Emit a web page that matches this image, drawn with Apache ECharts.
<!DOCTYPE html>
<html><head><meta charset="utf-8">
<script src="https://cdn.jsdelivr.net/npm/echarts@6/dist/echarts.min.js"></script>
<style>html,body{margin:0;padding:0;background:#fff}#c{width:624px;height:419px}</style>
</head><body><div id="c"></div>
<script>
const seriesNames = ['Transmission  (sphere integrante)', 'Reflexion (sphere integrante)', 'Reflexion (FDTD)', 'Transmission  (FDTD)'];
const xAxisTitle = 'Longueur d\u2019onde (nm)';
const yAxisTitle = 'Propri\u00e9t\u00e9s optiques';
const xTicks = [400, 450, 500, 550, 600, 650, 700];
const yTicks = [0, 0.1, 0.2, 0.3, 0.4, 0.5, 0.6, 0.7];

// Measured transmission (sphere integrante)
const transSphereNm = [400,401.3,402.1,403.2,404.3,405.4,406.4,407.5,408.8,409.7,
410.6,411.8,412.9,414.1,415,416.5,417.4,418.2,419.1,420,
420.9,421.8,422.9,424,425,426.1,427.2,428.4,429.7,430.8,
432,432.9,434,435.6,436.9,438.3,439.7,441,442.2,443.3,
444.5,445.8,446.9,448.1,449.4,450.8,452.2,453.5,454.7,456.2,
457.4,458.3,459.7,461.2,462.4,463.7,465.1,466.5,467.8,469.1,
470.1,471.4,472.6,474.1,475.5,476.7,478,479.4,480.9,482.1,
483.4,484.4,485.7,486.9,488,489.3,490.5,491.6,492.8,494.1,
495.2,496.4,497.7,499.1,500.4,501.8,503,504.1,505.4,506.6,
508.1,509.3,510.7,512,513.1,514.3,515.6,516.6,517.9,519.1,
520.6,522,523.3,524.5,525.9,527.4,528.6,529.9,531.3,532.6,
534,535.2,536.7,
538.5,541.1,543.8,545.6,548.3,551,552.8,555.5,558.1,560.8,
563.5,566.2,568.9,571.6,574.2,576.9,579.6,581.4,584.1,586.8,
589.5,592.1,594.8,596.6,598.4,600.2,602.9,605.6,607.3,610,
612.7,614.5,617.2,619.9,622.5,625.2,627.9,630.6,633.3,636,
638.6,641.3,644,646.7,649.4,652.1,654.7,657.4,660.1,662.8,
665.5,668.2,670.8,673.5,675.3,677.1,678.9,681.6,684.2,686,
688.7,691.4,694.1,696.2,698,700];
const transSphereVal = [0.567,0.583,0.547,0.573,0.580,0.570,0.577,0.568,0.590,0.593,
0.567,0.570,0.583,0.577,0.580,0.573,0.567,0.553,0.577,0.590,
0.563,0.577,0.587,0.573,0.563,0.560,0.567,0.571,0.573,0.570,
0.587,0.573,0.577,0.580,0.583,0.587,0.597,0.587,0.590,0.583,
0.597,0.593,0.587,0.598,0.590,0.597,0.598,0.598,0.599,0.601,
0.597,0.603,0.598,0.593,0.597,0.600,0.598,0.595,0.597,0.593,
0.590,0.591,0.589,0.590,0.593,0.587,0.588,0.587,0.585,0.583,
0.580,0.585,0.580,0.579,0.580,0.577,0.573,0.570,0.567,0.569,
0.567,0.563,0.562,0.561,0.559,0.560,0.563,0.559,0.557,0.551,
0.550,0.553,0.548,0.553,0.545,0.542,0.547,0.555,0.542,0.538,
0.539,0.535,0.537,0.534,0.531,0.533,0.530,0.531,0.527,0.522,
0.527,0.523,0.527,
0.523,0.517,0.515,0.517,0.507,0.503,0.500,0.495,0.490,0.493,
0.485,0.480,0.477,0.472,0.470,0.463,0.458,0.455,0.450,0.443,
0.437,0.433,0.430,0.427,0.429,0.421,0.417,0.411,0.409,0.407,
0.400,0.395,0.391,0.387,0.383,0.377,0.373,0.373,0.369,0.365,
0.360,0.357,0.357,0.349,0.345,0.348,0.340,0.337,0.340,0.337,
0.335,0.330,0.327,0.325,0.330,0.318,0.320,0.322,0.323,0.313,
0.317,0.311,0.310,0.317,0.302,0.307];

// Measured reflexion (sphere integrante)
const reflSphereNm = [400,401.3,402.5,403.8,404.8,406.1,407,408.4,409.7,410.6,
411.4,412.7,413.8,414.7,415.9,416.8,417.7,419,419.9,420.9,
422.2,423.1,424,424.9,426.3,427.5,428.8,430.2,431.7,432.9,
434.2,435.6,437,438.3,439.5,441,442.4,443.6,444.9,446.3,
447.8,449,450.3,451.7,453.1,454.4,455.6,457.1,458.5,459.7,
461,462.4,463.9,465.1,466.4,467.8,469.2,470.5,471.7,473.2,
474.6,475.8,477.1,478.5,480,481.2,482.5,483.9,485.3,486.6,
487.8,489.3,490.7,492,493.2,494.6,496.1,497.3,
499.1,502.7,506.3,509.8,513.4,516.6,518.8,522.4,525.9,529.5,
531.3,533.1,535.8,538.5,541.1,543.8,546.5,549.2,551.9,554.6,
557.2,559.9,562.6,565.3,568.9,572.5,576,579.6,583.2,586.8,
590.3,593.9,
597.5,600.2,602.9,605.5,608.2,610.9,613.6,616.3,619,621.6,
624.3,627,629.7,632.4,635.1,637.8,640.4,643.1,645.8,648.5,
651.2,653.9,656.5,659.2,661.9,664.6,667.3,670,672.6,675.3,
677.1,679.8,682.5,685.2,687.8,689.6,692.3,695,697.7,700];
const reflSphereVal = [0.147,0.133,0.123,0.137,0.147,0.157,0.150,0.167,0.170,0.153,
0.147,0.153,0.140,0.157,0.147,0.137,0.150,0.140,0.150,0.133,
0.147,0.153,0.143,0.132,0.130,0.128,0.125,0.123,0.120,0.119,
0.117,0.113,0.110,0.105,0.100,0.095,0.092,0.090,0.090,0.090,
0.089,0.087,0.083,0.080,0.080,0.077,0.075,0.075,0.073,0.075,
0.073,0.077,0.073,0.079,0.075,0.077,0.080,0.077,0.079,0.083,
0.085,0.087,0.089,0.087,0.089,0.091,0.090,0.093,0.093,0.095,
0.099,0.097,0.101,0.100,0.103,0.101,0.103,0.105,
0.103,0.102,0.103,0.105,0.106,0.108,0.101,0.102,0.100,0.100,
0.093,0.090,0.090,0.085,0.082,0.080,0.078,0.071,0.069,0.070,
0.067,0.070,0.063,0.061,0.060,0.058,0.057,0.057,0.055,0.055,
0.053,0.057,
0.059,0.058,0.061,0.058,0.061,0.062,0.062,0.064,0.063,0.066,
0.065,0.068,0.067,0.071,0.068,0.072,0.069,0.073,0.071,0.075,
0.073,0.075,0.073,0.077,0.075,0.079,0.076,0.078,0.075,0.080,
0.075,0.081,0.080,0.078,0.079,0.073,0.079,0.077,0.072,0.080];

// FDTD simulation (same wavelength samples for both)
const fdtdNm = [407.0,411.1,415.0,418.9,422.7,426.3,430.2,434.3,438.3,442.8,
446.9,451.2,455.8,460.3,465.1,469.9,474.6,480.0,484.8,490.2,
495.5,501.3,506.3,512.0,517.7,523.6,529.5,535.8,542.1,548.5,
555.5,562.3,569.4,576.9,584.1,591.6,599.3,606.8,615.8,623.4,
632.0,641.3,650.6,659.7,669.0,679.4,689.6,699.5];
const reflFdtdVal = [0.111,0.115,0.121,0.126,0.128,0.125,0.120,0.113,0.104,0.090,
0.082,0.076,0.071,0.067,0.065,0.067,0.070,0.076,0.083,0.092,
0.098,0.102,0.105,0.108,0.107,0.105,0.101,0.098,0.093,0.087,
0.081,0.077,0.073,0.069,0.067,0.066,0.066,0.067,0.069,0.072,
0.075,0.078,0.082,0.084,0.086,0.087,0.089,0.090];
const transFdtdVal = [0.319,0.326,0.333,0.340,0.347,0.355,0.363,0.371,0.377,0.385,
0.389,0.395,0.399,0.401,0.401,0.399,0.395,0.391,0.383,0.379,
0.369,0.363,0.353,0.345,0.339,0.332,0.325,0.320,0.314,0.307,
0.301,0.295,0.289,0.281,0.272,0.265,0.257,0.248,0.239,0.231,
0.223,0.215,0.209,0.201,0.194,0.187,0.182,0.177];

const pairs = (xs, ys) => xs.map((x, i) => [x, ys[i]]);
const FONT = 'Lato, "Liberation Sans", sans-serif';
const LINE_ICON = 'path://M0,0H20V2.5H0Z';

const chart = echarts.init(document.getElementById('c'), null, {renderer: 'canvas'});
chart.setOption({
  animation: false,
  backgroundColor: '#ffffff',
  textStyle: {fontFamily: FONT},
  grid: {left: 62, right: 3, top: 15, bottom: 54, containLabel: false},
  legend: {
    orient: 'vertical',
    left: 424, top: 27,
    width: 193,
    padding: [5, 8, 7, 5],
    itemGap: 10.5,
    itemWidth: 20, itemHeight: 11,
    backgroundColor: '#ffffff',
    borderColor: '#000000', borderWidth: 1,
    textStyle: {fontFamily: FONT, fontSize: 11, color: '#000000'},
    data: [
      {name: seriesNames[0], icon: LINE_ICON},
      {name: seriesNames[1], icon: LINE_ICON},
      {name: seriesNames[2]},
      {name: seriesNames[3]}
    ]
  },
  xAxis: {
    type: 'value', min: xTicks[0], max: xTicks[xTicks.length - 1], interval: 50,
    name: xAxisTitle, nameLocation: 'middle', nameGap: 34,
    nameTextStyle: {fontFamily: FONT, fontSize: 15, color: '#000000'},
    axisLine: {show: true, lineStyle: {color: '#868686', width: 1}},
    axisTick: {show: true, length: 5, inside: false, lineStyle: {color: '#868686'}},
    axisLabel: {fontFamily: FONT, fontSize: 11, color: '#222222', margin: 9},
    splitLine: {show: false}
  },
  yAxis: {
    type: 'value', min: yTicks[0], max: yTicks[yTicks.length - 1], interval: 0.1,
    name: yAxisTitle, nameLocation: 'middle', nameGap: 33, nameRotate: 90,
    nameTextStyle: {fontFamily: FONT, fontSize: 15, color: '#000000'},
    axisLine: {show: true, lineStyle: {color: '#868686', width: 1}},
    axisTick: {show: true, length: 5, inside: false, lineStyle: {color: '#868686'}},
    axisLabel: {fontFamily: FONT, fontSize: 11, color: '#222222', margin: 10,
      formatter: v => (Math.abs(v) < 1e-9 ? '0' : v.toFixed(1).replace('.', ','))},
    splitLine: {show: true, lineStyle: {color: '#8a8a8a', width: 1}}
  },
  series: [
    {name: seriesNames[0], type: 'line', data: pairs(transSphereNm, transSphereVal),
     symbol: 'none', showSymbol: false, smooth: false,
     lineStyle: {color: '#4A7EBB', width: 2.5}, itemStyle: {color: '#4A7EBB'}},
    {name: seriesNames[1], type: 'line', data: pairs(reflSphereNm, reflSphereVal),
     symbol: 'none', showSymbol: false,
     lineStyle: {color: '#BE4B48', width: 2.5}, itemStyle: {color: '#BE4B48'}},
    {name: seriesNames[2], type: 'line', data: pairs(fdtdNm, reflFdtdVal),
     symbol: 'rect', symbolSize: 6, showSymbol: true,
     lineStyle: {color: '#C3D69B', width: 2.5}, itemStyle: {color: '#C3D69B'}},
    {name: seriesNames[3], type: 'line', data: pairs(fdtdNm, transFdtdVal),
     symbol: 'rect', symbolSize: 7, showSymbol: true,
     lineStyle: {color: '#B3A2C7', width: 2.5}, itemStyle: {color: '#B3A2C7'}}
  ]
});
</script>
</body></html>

> [The problem]: Return nothing but the lines from the first line of the listing through the line with "const yTicks = [0, 0.1, 0.2, 0.3, 0.4, 0.5, 0.6, 0.7];", please, keeping every one of them unchanged.

> [Problem solution]:
Emit a web page that matches this image, drawn with Apache ECharts.
<!DOCTYPE html>
<html><head><meta charset="utf-8">
<script src="https://cdn.jsdelivr.net/npm/echarts@6/dist/echarts.min.js"></script>
<style>html,body{margin:0;padding:0;background:#fff}#c{width:624px;height:419px}</style>
</head><body><div id="c"></div>
<script>
const seriesNames = ['Transmission  (sphere integrante)', 'Reflexion (sphere integrante)', 'Reflexion (FDTD)', 'Transmission  (FDTD)'];
const xAxisTitle = 'Longueur d\u2019onde (nm)';
const yAxisTitle = 'Propri\u00e9t\u00e9s optiques';
const xTicks = [400, 450, 500, 550, 600, 650, 700];
const yTicks = [0, 0.1, 0.2, 0.3, 0.4, 0.5, 0.6, 0.7];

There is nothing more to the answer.